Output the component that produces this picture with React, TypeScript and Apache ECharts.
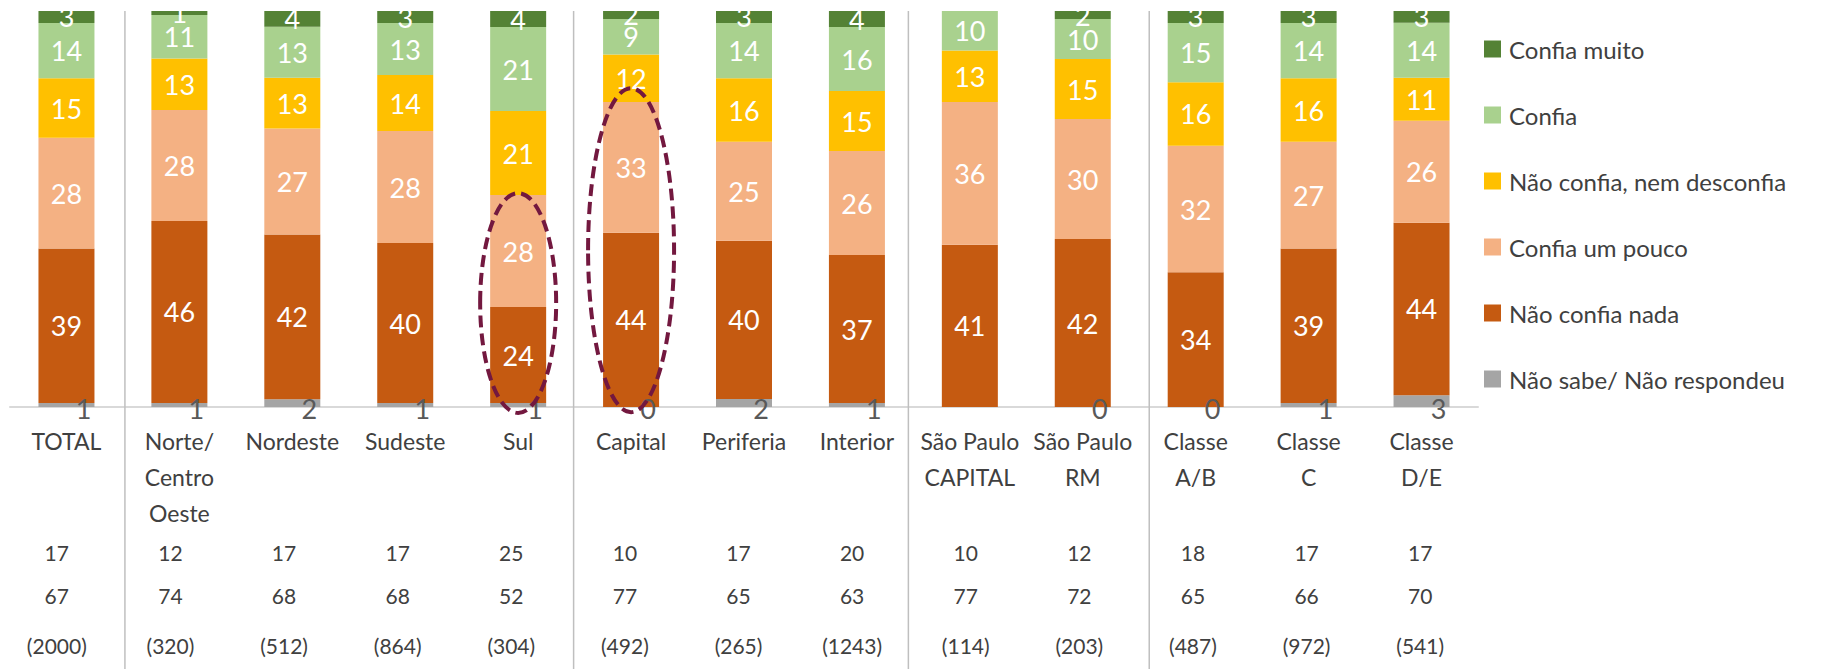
import React, { useEffect, useRef } from 'react';
import * as echarts from 'echarts';

const categories = ['TOTAL', 'Norte/\nCentro\nOeste', 'Nordeste', 'Sudeste', 'Sul', 'Capital', 'Periferia', 'Interior', 'São Paulo\nCAPITAL', 'São Paulo\nRM', 'Classe\nA/B', 'Classe\nC', 'Classe\nD/E'];

const naoSabe = [1, 1, 2, 1, 1, 0, 2, 1, null, 0, 0, 1, 3];
const naoConfiaNada = [39, 46, 42, 40, 24, 44, 40, 37, 41, 42, 34, 39, 44];
const confiaUmPouco = [28, 28, 27, 28, 28, 33, 25, 26, 36, 30, 32, 27, 26];
const nemDesconfia = [15, 13, 13, 14, 21, 12, 16, 15, 13, 15, 16, 16, 11];
const confia = [14, 11, 13, 13, 21, 9, 14, 16, 10, 10, 15, 14, 14];
const confiaMuito = [3, 1, 4, 3, 4, 2, 3, 4, null, 2, 3, 3, 3];

const rowConfia = ['17', '12', '17', '17', '25', '10', '17', '20', '10', '12', '18', '17', '17'];
const rowNaoConfia = ['67', '74', '68', '68', '52', '77', '65', '63', '77', '72', '65', '66', '70'];
const rowBase = ['(2000)', '(320)', '(512)', '(864)', '(304)', '(492)', '(265)', '(1243)', '(114)', '(203)', '(487)', '(972)', '(541)'];

const FONT = 'Lato';

export default function App() {
  const ref = useRef<HTMLDivElement>(null);
  useEffect(() => {
    if (!ref.current) return;
    const chart = echarts.init(ref.current, null, { renderer: 'svg' });
    const all = [naoSabe, naoConfiaNada, confiaUmPouco, nemDesconfia, confia, confiaMuito];
    const totals = categories.map((_, i) => all.reduce((s, a) => s + (a[i] ?? 0), 0));
    const norm = (arr: (number | null)[]) => arr.map((v, i) => (v == null ? null : (v / totals[i]) * 100));

    const mk = (name: string, arr: (number | null)[], color: string, gray = false) => ({
      name,
      type: 'bar',
      stack: 'total',
      xAxisIndex: 0,
      yAxisIndex: 0,
      barWidth: 56,
      data: norm(arr),
      itemStyle: { color },
      label: gray
        ? {
            show: true,
            position: 'insideBottom',
            distance: 0,
            verticalAlign: 'middle',
            offset: [17, 1],
            color: '#595959',
            fontSize: 27,
            fontFamily: FONT,
            formatter: (p: any) => String(arr[p.dataIndex]),
          }
        : {
            show: true,
            position: 'inside',
            color: '#ffffff',
            fontSize: 27,
            fontFamily: FONT,
            formatter: (p: any) => String(arr[p.dataIndex]),
          },
    });

    const rowAxis = (data: string[], gridIndex: number, offset: number) => ({
      type: 'category',
      gridIndex,
      position: 'bottom',
      data,
      offset,
      axisLine: { show: false },
      axisTick: { show: false },
      axisLabel: { interval: 0, color: '#404040', fontSize: 21, fontFamily: FONT, lineHeight: 24, margin: 0 },
    });
    const rowGrid = { left: 0, right: 353, top: 11, bottom: 262 };

    chart.setOption({
      animation: false,
      backgroundColor: '#ffffff',
      textStyle: { fontFamily: FONT },
      grid: [{ left: 10, right: 352, top: 11, bottom: 262 }, rowGrid, rowGrid, rowGrid],
      xAxis: [
        {
          type: 'category',
          gridIndex: 0,
          position: 'bottom',
          data: categories,
          axisLine: { lineStyle: { color: '#D9D9D9', width: 2 } },
          axisTick: { show: false },
          axisLabel: { interval: 0, color: '#404040', fontSize: 23, fontFamily: FONT, lineHeight: 36, margin: 16 },
        },
        rowAxis(rowConfia, 1, 133),
        rowAxis(rowNaoConfia, 2, 176),
        rowAxis(rowBase, 3, 226),
      ],
      yAxis: [0, 1, 2, 3].map((g) => ({ type: 'value', gridIndex: g, min: 0, max: 100, show: false })),
      legend: {
        orient: 'vertical',
        left: 1479,
        top: 32,
        itemWidth: 17,
        itemHeight: 17,
        itemGap: 42,
        icon: 'rect',
        data: ['Confia muito', 'Confia', 'Não confia, nem desconfia', 'Confia um pouco', 'Não confia nada', 'Não sabe/ Não respondeu'],
        textStyle: { color: '#404040', fontSize: 24, fontFamily: FONT, lineHeight: 24, padding: [0, 0, 0, 3] },
      },
      series: [
        mk('Não sabe/ Não respondeu', naoSabe, '#A5A5A5', true),
        mk('Não confia nada', naoConfiaNada, '#C55A11'),
        mk('Confia um pouco', confiaUmPouco, '#F4B183'),
        mk('Não confia, nem desconfia', nemDesconfia, '#FFC000'),
        mk('Confia', confia, '#A9D18E'),
        mk('Confia muito', confiaMuito, '#548235'),
      ],
    });

    // separators between category groups (with small hand-drawn nudges) and highlight ellipses
    const separators = [
      { after: 0, nudge: 2 },
      { after: 4, nudge: -1 },
      { after: 7, nudge: -5 },
      { after: 9, nudge: 10 },
    ];
    const ellipses = [
      { category: 4, top: 54, bottom: -1.5, halfWidth: 38 },
      { category: 5, top: 80.5, bottom: -1.3, halfWidth: 43 },
    ];
    const px = (i: number, v: number) => chart.convertToPixel({ gridIndex: 0 }, [i, v]) as number[];
    const graphics: any[] = [];
    separators.forEach((s) => {
      const x = (px(s.after, 0)[0] + px(s.after + 1, 0)[0]) / 2 + s.nudge;
      graphics.push({
        type: 'line',
        z: 50,
        shape: { x1: x, y1: 11, x2: x, y2: 669 },
        style: { stroke: '#BFBFBF', lineWidth: 1.5 },
      });
    });
    ellipses.forEach((e) => {
      const [cx, yTop] = px(e.category, e.top);
      const yBot = px(e.category, e.bottom)[1];
      graphics.push({
        type: 'ellipse',
        z: 100,
        shape: { cx, cy: (yTop + yBot) / 2, rx: e.halfWidth, ry: (yBot - yTop) / 2 },
        style: { fill: 'none', stroke: '#73183F', lineWidth: 4, lineDash: [12, 6] },
      });
    });
    chart.setOption({ graphic: graphics });

    return () => chart.dispose();
  }, []);
  return <div ref={ref} style={{ position: 'fixed', left: 0, top: 0, width: 1830, height: 669, background: '#fff' }} />;
}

▶ **SHORT PROBLEM**: Repeat, exactly and in full, each line from the start of the data to the line that contains "const norm = (arr: (number". Pictures do not go in.

▶ **REPLY TO THE TASK**:
Output the component that produces this picture with React, TypeScript and Apache ECharts.
import React, { useEffect, useRef } from 'react';
import * as echarts from 'echarts';

const categories = ['TOTAL', 'Norte/\nCentro\nOeste', 'Nordeste', 'Sudeste', 'Sul', 'Capital', 'Periferia', 'Interior', 'São Paulo\nCAPITAL', 'São Paulo\nRM', 'Classe\nA/B', 'Classe\nC', 'Classe\nD/E'];

const naoSabe = [1, 1, 2, 1, 1, 0, 2, 1, null, 0, 0, 1, 3];
const naoConfiaNada = [39, 46, 42, 40, 24, 44, 40, 37, 41, 42, 34, 39, 44];
const confiaUmPouco = [28, 28, 27, 28, 28, 33, 25, 26, 36, 30, 32, 27, 26];
const nemDesconfia = [15, 13, 13, 14, 21, 12, 16, 15, 13, 15, 16, 16, 11];
const confia = [14, 11, 13, 13, 21, 9, 14, 16, 10, 10, 15, 14, 14];
const confiaMuito = [3, 1, 4, 3, 4, 2, 3, 4, null, 2, 3, 3, 3];

const rowConfia = ['17', '12', '17', '17', '25', '10', '17', '20', '10', '12', '18', '17', '17'];
const rowNaoConfia = ['67', '74', '68', '68', '52', '77', '65', '63', '77', '72', '65', '66', '70'];
const rowBase = ['(2000)', '(320)', '(512)', '(864)', '(304)', '(492)', '(265)', '(1243)', '(114)', '(203)', '(487)', '(972)', '(541)'];

const FONT = 'Lato';

export default function App() {
  const ref = useRef<HTMLDivElement>(null);
  useEffect(() => {
    if (!ref.current) return;
    const chart = echarts.init(ref.current, null, { renderer: 'svg' });
    const all = [naoSabe, naoConfiaNada, confiaUmPouco, nemDesconfia, confia, confiaMuito];
    const totals = categories.map((_, i) => all.reduce((s, a) => s + (a[i] ?? 0), 0));
    const norm = (arr: (number | null)[]) => arr.map((v, i) => (v == null ? null : (v / totals[i]) * 100));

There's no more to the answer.